Responding to Federal Territories Minister Datuk Seri Tengku Adnan Tengku Mansor's suggestion that small motorcycles be disallowed from entering the city, Minister Datuk Seri Dr Wan Junaidi Tuanku Jaafar said bikers weren’t the biggest cause of pollution.
“The small ones don’t emit that much. It’s the big ones that do. Why are we stopping the small ones? We should be stopping the big ones,” he told reporters during a press conference in Menara Kuala Lumpur on Tuesday.
Dr Wan Junaidi said that while he agreed in principle that reducing carbon emissions by cutting out private transportation was the way to go, proper research needs to be done to determine if such a move would really be the most beneficial to the environment.
He said his Ministry will meet with the Federal Territories Ministry to discuss this further.
“We need to know who the biggest emitters are. Are they lorries, buses, cars or motorcycles? For motorcycles, I don’t know because to me, it should be the big lorries that shouldn’t be allowed in,” he said.

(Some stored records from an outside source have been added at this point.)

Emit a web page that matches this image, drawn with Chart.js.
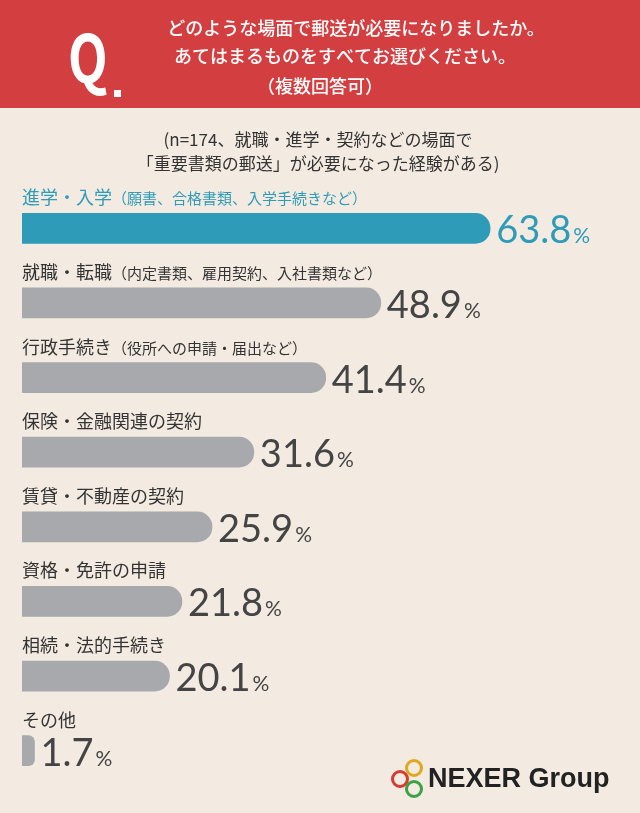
<!DOCTYPE html>
<html><head><meta charset="utf-8">
<script src="https://cdn.jsdelivr.net/npm/chart.js@4"></script>
<style>html,body{margin:0;padding:0;background:#f3ebe1}#wrap{width:640px;height:813px;position:relative}</style>
</head><body><div id="wrap"><canvas id="c"></canvas></div>
<script>
const labels = ['進学・入学', '就職・転職', '行政手続き', '保険・金融関連の契約', '賃貸・不動産の契約', '資格・免許の申請', '相続・法的手続き', 'その他'];
const notes = ['（願書、合格書類、入学手続きなど）', '（内定書類、雇用契約、入社書類など）', '（役所への申請・届出など）', '', '', '', '', ''];
const values = [63.8, 48.9, 41.4, 31.6, 25.9, 21.8, 20.1, 1.7];

const F = '"Noto Sans CJK JP", "Noto Sans", sans-serif';
const BLUE = '#2e9bb8';

const deco = {
  id: 'deco',
  beforeDraw(chart) {
    const c = chart.ctx;
    c.save();
    c.fillStyle = '#f3ebe1'; c.fillRect(0, 0, 640, 813);
    c.fillStyle = '#d33f40'; c.fillRect(0, 0, 640, 108);
    c.fillStyle = '#fff';
    c.save();
    c.translate(68, 58); c.scale(0.78, 1);
    c.font = 'bold 66px ' + F; c.textBaseline = 'middle'; c.textAlign = 'left';
    c.fillText('Q', 0, 0);
    c.restore();
    c.fillRect(114, 90, 7, 7);
    c.font = '500 18px ' + F; c.textAlign = 'center'; c.textBaseline = 'middle';
    c.fillText('どのような場面で郵送が必要になりましたか。', 356, 28);
    c.fillText('あてはまるものをすべてお選びください。', 345, 56);
    c.fillText('（複数回答可）', 320, 86);
    c.fillStyle = '#333'; c.font = '17px ' + F;
    c.fillText('(n=174、就職・進学・契約などの場面で', 318, 140);
    c.fillText('「重要書類の郵送」が必要になった経験がある)', 318, 164);
    // logo
    c.lineWidth = 3;
    [['#e0a81c', 414, 768], ['#d63a32', 400, 779], ['#3aa244', 414, 789]].forEach(([col, x, y]) => {
      c.strokeStyle = col; c.beginPath(); c.arc(x, y, 7.5, 0, Math.PI * 2); c.stroke();
    });
    c.fillStyle = '#222'; c.font = 'bold 27px "Liberation Sans", sans-serif'; c.textAlign = 'left';
    c.fillText('NEXER Group', 428, 780);
    c.restore();
  },
  afterDatasetsDraw(chart) {
    const c = chart.ctx;
    const meta = chart.getDatasetMeta(0);
    c.save();
    c.textBaseline = 'alphabetic'; c.textAlign = 'left';
    meta.data.forEach((bar, i) => {
      c.fillStyle = i === 0 ? BLUE : '#333';
      c.font = '18px ' + F;
      c.fillText(labels[i], 22, bar.y - 24);
      const w = c.measureText(labels[i]).width;
      c.font = '15px ' + F;
      c.fillText(notes[i], 22 + w, bar.y - 24);
      c.fillStyle = i === 0 ? BLUE : '#444';
      c.font = '38px Lato, sans-serif';
      const v = values[i].toFixed(1);
      const x = bar.x + 6;
      c.fillText(v, x, bar.y + 15);
      const vw = c.measureText(v).width;
      c.font = '21px Lato, sans-serif';
      c.fillText('%', x + vw + 2, bar.y + 15);
    });
    c.restore();
  }
};

new Chart(document.getElementById('c'), {
  type: 'bar',
  data: {
    labels: labels,
    datasets: [{
      data: values,
      backgroundColor: values.map((v, i) => i === 0 ? BLUE : '#a8a9ac'),
      barThickness: 30,
      borderRadius: { topRight: 15, bottomRight: 15 },
      borderSkipped: false
    }]
  },
  options: {
    indexAxis: 'y',
    responsive: true,
    maintainAspectRatio: false,
    animation: false,
    layout: { padding: { left: 22, right: 31, top: 191, bottom: 25 } },
    scales: {
      x: { min: 0, max: 80, display: false },
      y: { display: false }
    },
    plugins: { legend: { display: false }, tooltip: { enabled: false } }
  },
  plugins: [deco]
});
</script></body></html>
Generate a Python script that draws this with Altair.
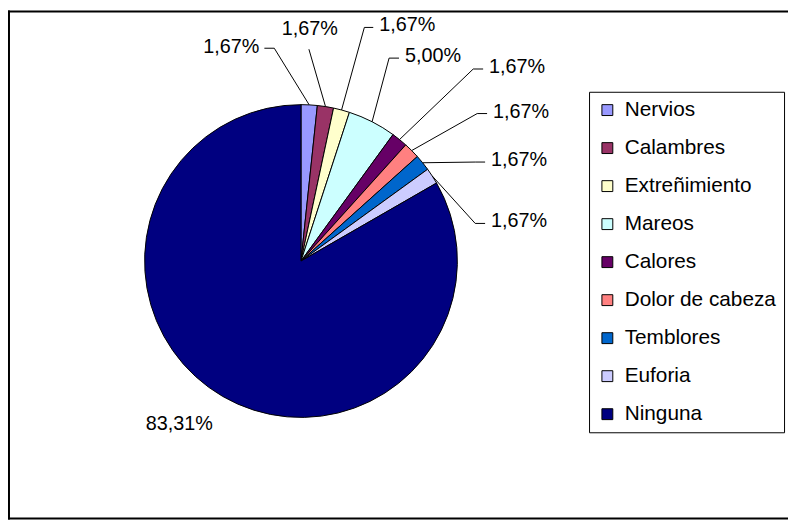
import math
import altair as alt
import pandas as pd

# ---- data ----
categories = ["Nervios", "Calambres", "Extreñimiento", "Mareos", "Calores",
              "Dolor de cabeza", "Temblores", "Euforia", "Ninguna"]
percents = [1.67, 1.67, 1.67, 5.00, 1.67, 1.67, 1.67, 1.67, 83.31]
label_texts = ["1,67%", "1,67%", "1,67%", "5,00%", "1,67%", "1,67%", "1,67%", "1,67%", "83,31%"]
colors = ["#9999FF", "#993366", "#FFFFCC", "#CCFFFF", "#660066",
          "#FF8080", "#0066CC", "#CCCCFF", "#000080"]

# ---- label layout (pixels relative to pie centre, y up) ----
elbow_dx = [-27, 8, 64, 89, 174, 178, 176, 176, -123]
elbow_dy = [215, 214, 236, 205, 194, 149, 100, 38, -165]
stub = [-10, 0, 9, 10, 10, 10, 10, 10, 0]
has_line = [True, True, True, True, True, True, True, True, False]

W, H = 788, 514
CX, CY = 296, 253          # pie centre in view pixels
R = 158
FONT = "Liberation Sans"

pie_df = pd.DataFrame({"cat": categories, "pct": percents,
                       "idx": list(range(len(categories)))})

# leader lines and label anchors
total = sum(percents)
cum = 0.0
line_rows, lab_rows = [], []
for i, (c, p) in enumerate(zip(categories, percents)):
    mid = (cum + p / 2) / total * 2 * math.pi
    cum += p
    ax, ay = R * math.sin(mid), R * math.cos(mid)
    ex, ey = elbow_dx[i], elbow_dy[i]
    sx = ex + stub[i]
    if has_line[i]:
        line_rows += [
            {"cat": c, "o": 0, "x": ax, "y": ay},
            {"cat": c, "o": 1, "x": ex, "y": ey},
            {"cat": c, "o": 2, "x": sx, "y": ey},
        ]
    if stub[i] > 0:
        lab_rows.append({"t": label_texts[i], "x": sx + 6, "y": ey + 2, "al": "left"})
    elif stub[i] < 0:
        lab_rows.append({"t": label_texts[i], "x": sx - 5, "y": ey + 1, "al": "right"})
    elif has_line[i]:
        lab_rows.append({"t": label_texts[i], "x": ex + 1, "y": ey + 14, "al": "top"})
    else:
        lab_rows.append({"t": label_texts[i], "x": ex, "y": ey, "al": "center"})

line_df = pd.DataFrame(line_rows)
lab_df = pd.DataFrame(lab_rows)

xs = alt.Scale(domain=[-CX, W - CX], nice=False, zero=False)
ys = alt.Scale(domain=[CY - H, CY], nice=False, zero=False)

pie = alt.Chart(pie_df).mark_arc(outerRadius=R, stroke="black", strokeWidth=1).encode(
    theta=alt.Theta("pct:Q", stack=True),
    color=alt.Color("cat:N", scale=alt.Scale(domain=categories, range=colors),
                    legend=alt.Legend(
                        title=None, orient="none", legendX=587, legendY=82,
                        direction="vertical",
                        strokeColor="black", fillColor="white", padding=8,
                        symbolType="square", symbolSize=121,
                        symbolStrokeColor="black", symbolStrokeWidth=1,
                        symbolOpacity=1,
                        labelFont=FONT, labelFontSize=21, labelColor="black",
                        labelOffset=7, rowPadding=16.4, labelLimit=300)),
    order=alt.Order("idx:Q"),
    x=alt.value(CX), y=alt.value(CY),
)

lines = alt.Chart(line_df).mark_line(color="black", strokeWidth=1).encode(
    x=alt.X("x:Q", scale=xs, axis=None),
    y=alt.Y("y:Q", scale=ys, axis=None),
    detail="cat:N",
    order="o:Q",
)

def text_layer(al, align, baseline):
    return alt.Chart(lab_df).transform_filter(alt.datum.al == al).mark_text(
        align=align, baseline=baseline, font=FONT, fontSize=20, color="black"
    ).encode(
        x=alt.X("x:Q", scale=xs, axis=None),
        y=alt.Y("y:Q", scale=ys, axis=None),
        text="t:N",
    )

labels_left = text_layer("left", "left", "middle")
labels_right = text_layer("right", "right", "middle")
labels_top = text_layer("top", "center", "alphabetic")
labels_center = text_layer("center", "center", "middle")

frame_df = pd.DataFrame({"a": [0]})
left_rule = alt.Chart(frame_df).mark_rule(color="black", strokeWidth=2).encode(
    x=alt.value(1), y=alt.value(0), y2=alt.value(H))
top_rule = alt.Chart(frame_df).mark_rule(color="black", strokeWidth=2).encode(
    x=alt.value(0), x2=alt.value(W), y=alt.value(1))
bottom_rule = alt.Chart(frame_df).mark_rule(color="black", strokeWidth=2).encode(
    x=alt.value(0), x2=alt.value(W), y=alt.value(H - 1))

chart = alt.layer(
    pie, lines, labels_left, labels_right, labels_top, labels_center,
    left_rule, top_rule, bottom_rule
).properties(
    width=W, height=H, padding=0, autosize=alt.AutoSizeParams(type="none"),
    background="white"
).configure_view(stroke=None)

chart.save("out.html", embed_options={"renderer": "svg", "actions": False})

An outright ban is also unfeasible, Dr Wan Junaidi said, adding that Kuala Lumpur could look at how London managed to get its residents to use public transport by making it difficult to drive cars around the city.
Tengku Adnan’s suggestion has also been met with resistance by the Transport Ministry.
Deputy Transport Minister Datuk Ab Aziz Kaprawi said most “kap chai” bikers were low-income earners and that a ban can only be looked at if there are convenient options for transport.